I'm trying to write a script that calls Google Translation API
in order to translate each line from an Excel file that has 1000 lines.
I'm using pandas
to load and to read the values from a specific values and then I append the data frame to a list and then I use Google API
to translate:
import os
from google.cloud import translate_v2 as translate
import pandas as pd
from datetime import datetime
# Variable for GCP service account credentials
os.environ['GOOGLE_APPLICATION_CREDENTIALS'] = r'path to credentials json'
# Path to the file
filepath = r'../file.xlsx'
# Instantiate the Google Translation API Client
translate_client = translate.Client()
# Read all the information from the Excel file within 'test' sheet name
df = pd.read_excel(filepath, sheet_name='test')
# Define an empty list
elements = []
# Loop the data frame and append the list
for i in df.index:
elements.append(df['EN'][i])
# Loop the list and translate each line
for item in elements:
output = translate_client.translate(
elements,
target_language='fr'
)
result = [
element['translatedText'] for element in output
]
print("The values corresponding to key : " + str(result))

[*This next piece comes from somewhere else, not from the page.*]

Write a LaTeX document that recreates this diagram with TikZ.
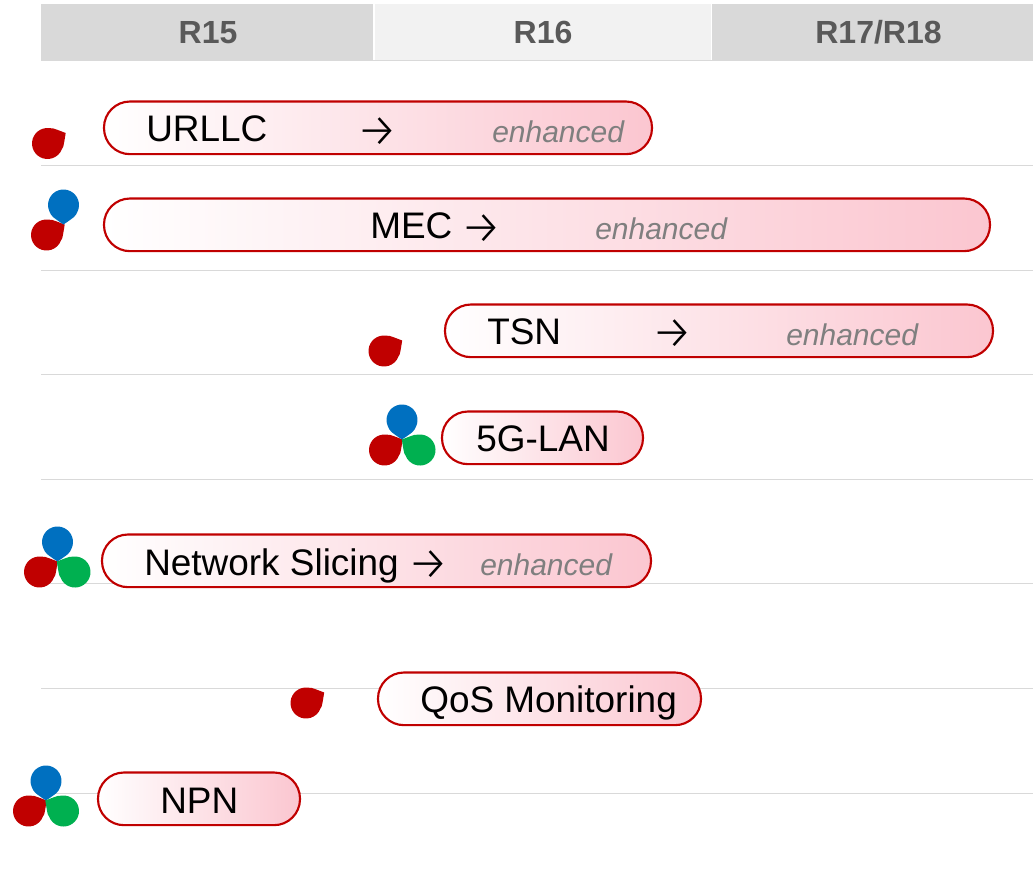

After I append to the list the total number of the elements will be 1000. The problem with Google Translation API
is that if you are sending multiple segments they call it, it returns the below error:
400 POST https://translation.googleapis.com/language/translate/v2: Too many text segments
I've investigated it and I have seen that sending 100 lines (in my case) would be a solution. Now I am a bit stuck.
How would I have to write the loop to iterate 100 lines at a time, to translate those 100 lines and then do something with the result, and then proceed with the other 100 and so on until it gets to the end?
Assuming you are able to pass a list into a single translate call, perhaps you could do something like that:
# Define a helper to step thru the list in chunks
def chunker(seq, size):
return (seq[pos : pos + size] for pos in range(0, len(seq), size))
# Then iterate and handle them accordignly
output = []
for chunk in chunker(elements, 100):
temp = translate_client.translate(
chunk,
target_language='fr'
)
output.extend(temp)